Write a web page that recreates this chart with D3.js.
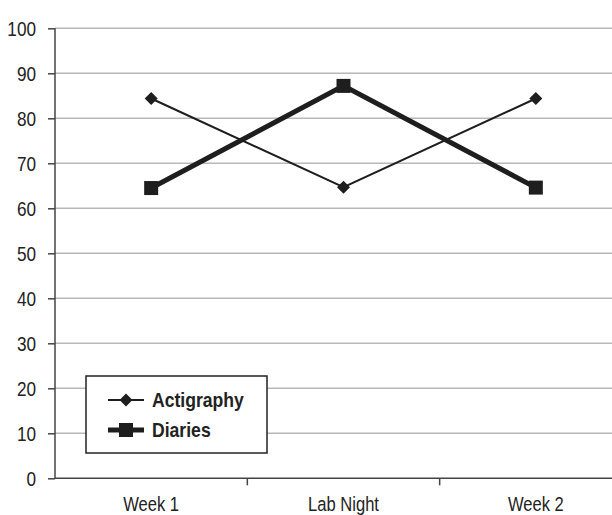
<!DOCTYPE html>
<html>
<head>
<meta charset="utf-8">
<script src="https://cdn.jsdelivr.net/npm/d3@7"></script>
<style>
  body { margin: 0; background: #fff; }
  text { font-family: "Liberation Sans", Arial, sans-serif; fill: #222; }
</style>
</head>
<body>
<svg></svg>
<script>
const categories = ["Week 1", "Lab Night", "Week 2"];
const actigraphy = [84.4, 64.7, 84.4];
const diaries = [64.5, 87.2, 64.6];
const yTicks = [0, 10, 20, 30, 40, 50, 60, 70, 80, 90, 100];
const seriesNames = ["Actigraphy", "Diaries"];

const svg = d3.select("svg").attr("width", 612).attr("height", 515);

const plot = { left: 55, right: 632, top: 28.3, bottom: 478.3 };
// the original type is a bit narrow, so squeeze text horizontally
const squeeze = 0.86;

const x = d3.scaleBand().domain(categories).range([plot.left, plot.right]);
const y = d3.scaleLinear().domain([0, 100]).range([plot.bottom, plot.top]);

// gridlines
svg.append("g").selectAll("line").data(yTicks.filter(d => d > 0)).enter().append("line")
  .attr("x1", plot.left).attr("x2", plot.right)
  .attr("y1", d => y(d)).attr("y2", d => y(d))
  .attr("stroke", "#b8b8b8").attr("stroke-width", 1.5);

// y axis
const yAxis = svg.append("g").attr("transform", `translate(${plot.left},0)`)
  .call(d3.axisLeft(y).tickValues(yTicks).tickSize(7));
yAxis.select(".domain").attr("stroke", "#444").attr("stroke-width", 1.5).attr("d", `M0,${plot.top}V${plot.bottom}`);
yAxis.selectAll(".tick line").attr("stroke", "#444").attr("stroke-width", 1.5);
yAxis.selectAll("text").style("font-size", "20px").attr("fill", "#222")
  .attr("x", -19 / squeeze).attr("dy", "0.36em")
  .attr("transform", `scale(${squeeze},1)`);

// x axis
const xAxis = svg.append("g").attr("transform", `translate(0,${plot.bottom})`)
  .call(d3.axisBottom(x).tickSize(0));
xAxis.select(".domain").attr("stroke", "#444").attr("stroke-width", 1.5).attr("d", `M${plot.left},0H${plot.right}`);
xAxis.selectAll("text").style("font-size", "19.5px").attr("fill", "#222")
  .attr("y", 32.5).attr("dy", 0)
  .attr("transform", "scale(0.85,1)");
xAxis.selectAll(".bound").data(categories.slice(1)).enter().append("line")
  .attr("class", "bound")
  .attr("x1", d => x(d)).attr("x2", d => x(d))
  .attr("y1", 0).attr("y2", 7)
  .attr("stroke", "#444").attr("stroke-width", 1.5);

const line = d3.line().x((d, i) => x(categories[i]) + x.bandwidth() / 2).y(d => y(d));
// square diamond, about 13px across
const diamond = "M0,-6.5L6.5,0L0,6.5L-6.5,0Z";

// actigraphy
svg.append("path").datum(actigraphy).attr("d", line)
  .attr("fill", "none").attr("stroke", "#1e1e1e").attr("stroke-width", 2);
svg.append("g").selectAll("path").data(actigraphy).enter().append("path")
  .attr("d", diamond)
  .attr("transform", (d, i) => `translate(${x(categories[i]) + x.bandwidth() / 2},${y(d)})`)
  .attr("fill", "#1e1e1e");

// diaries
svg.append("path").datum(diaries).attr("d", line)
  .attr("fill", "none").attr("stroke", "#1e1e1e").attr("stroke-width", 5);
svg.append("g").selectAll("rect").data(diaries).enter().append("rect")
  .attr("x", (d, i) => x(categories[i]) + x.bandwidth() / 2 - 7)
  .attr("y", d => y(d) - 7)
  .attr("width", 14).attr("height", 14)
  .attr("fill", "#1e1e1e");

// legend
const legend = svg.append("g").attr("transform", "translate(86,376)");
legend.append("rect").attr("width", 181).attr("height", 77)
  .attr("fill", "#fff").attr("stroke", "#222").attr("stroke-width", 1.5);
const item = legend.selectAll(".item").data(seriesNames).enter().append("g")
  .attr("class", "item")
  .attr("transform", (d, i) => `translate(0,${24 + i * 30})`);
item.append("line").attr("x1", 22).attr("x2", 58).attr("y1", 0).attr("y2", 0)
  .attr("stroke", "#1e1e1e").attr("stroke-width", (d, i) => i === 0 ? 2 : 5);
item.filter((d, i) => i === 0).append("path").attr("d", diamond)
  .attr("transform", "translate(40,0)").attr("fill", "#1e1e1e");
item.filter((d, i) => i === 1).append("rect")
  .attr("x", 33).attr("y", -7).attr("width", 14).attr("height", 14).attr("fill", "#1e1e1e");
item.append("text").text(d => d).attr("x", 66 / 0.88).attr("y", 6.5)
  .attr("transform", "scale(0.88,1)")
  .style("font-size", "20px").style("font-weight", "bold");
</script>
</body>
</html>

- Required task -
Repeat the material exactly as it reads, without any of its pictures.

- Answer to the exercise -
Write a web page that recreates this chart with D3.js.
<!DOCTYPE html>
<html>
<head>
<meta charset="utf-8">
<script src="https://cdn.jsdelivr.net/npm/d3@7"></script>
<style>
  body { margin: 0; background: #fff; }
  text { font-family: "Liberation Sans", Arial, sans-serif; fill: #222; }
</style>
</head>
<body>
<svg></svg>
<script>
const categories = ["Week 1", "Lab Night", "Week 2"];
const actigraphy = [84.4, 64.7, 84.4];
const diaries = [64.5, 87.2, 64.6];
const yTicks = [0, 10, 20, 30, 40, 50, 60, 70, 80, 90, 100];
const seriesNames = ["Actigraphy", "Diaries"];

const svg = d3.select("svg").attr("width", 612).attr("height", 515);

const plot = { left: 55, right: 632, top: 28.3, bottom: 478.3 };
// the original type is a bit narrow, so squeeze text horizontally
const squeeze = 0.86;

const x = d3.scaleBand().domain(categories).range([plot.left, plot.right]);
const y = d3.scaleLinear().domain([0, 100]).range([plot.bottom, plot.top]);

// gridlines
svg.append("g").selectAll("line").data(yTicks.filter(d => d > 0)).enter().append("line")
  .attr("x1", plot.left).attr("x2", plot.right)
  .attr("y1", d => y(d)).attr("y2", d => y(d))
  .attr("stroke", "#b8b8b8").attr("stroke-width", 1.5);

// y axis
const yAxis = svg.append("g").attr("transform", `translate(${plot.left},0)`)
  .call(d3.axisLeft(y).tickValues(yTicks).tickSize(7));
yAxis.select(".domain").attr("stroke", "#444").attr("stroke-width", 1.5).attr("d", `M0,${plot.top}V${plot.bottom}`);
yAxis.selectAll(".tick line").attr("stroke", "#444").attr("stroke-width", 1.5);
yAxis.selectAll("text").style("font-size", "20px").attr("fill", "#222")
  .attr("x", -19 / squeeze).attr("dy", "0.36em")
  .attr("transform", `scale(${squeeze},1)`);

// x axis
const xAxis = svg.append("g").attr("transform", `translate(0,${plot.bottom})`)
  .call(d3.axisBottom(x).tickSize(0));
xAxis.select(".domain").attr("stroke", "#444").attr("stroke-width", 1.5).attr("d", `M${plot.left},0H${plot.right}`);
xAxis.selectAll("text").style("font-size", "19.5px").attr("fill", "#222")
  .attr("y", 32.5).attr("dy", 0)
  .attr("transform", "scale(0.85,1)");
xAxis.selectAll(".bound").data(categories.slice(1)).enter().append("line")
  .attr("class", "bound")
  .attr("x1", d => x(d)).attr("x2", d => x(d))
  .attr("y1", 0).attr("y2", 7)
  .attr("stroke", "#444").attr("stroke-width", 1.5);

const line = d3.line().x((d, i) => x(categories[i]) + x.bandwidth() / 2).y(d => y(d));
// square diamond, about 13px across
const diamond = "M0,-6.5L6.5,0L0,6.5L-6.5,0Z";

// actigraphy
svg.append("path").datum(actigraphy).attr("d", line)
  .attr("fill", "none").attr("stroke", "#1e1e1e").attr("stroke-width", 2);
svg.append("g").selectAll("path").data(actigraphy).enter().append("path")
  .attr("d", diamond)
  .attr("transform", (d, i) => `translate(${x(categories[i]) + x.bandwidth() / 2},${y(d)})`)
  .attr("fill", "#1e1e1e");

// diaries
svg.append("path").datum(diaries).attr("d", line)
  .attr("fill", "none").attr("stroke", "#1e1e1e").attr("stroke-width", 5);
svg.append("g").selectAll("rect").data(diaries).enter().append("rect")
  .attr("x", (d, i) => x(categories[i]) + x.bandwidth() / 2 - 7)
  .attr("y", d => y(d) - 7)
  .attr("width", 14).attr("height", 14)
  .attr("fill", "#1e1e1e");

// legend
const legend = svg.append("g").attr("transform", "translate(86,376)");
legend.append("rect").attr("width", 181).attr("height", 77)
  .attr("fill", "#fff").attr("stroke", "#222").attr("stroke-width", 1.5);
const item = legend.selectAll(".item").data(seriesNames).enter().append("g")
  .attr("class", "item")
  .attr("transform", (d, i) => `translate(0,${24 + i * 30})`);
item.append("line").attr("x1", 22).attr("x2", 58).attr("y1", 0).attr("y2", 0)
  .attr("stroke", "#1e1e1e").attr("stroke-width", (d, i) => i === 0 ? 2 : 5);
item.filter((d, i) => i === 0).append("path").attr("d", diamond)
  .attr("transform", "translate(40,0)").attr("fill", "#1e1e1e");
item.filter((d, i) => i === 1).append("rect")
  .attr("x", 33).attr("y", -7).attr("width", 14).attr("height", 14).attr("fill", "#1e1e1e");
item.append("text").text(d => d).attr("x", 66 / 0.88).attr("y", 6.5)
  .attr("transform", "scale(0.88,1)")
  .style("font-size", "20px").style("font-weight", "bold");
</script>
</body>
</html>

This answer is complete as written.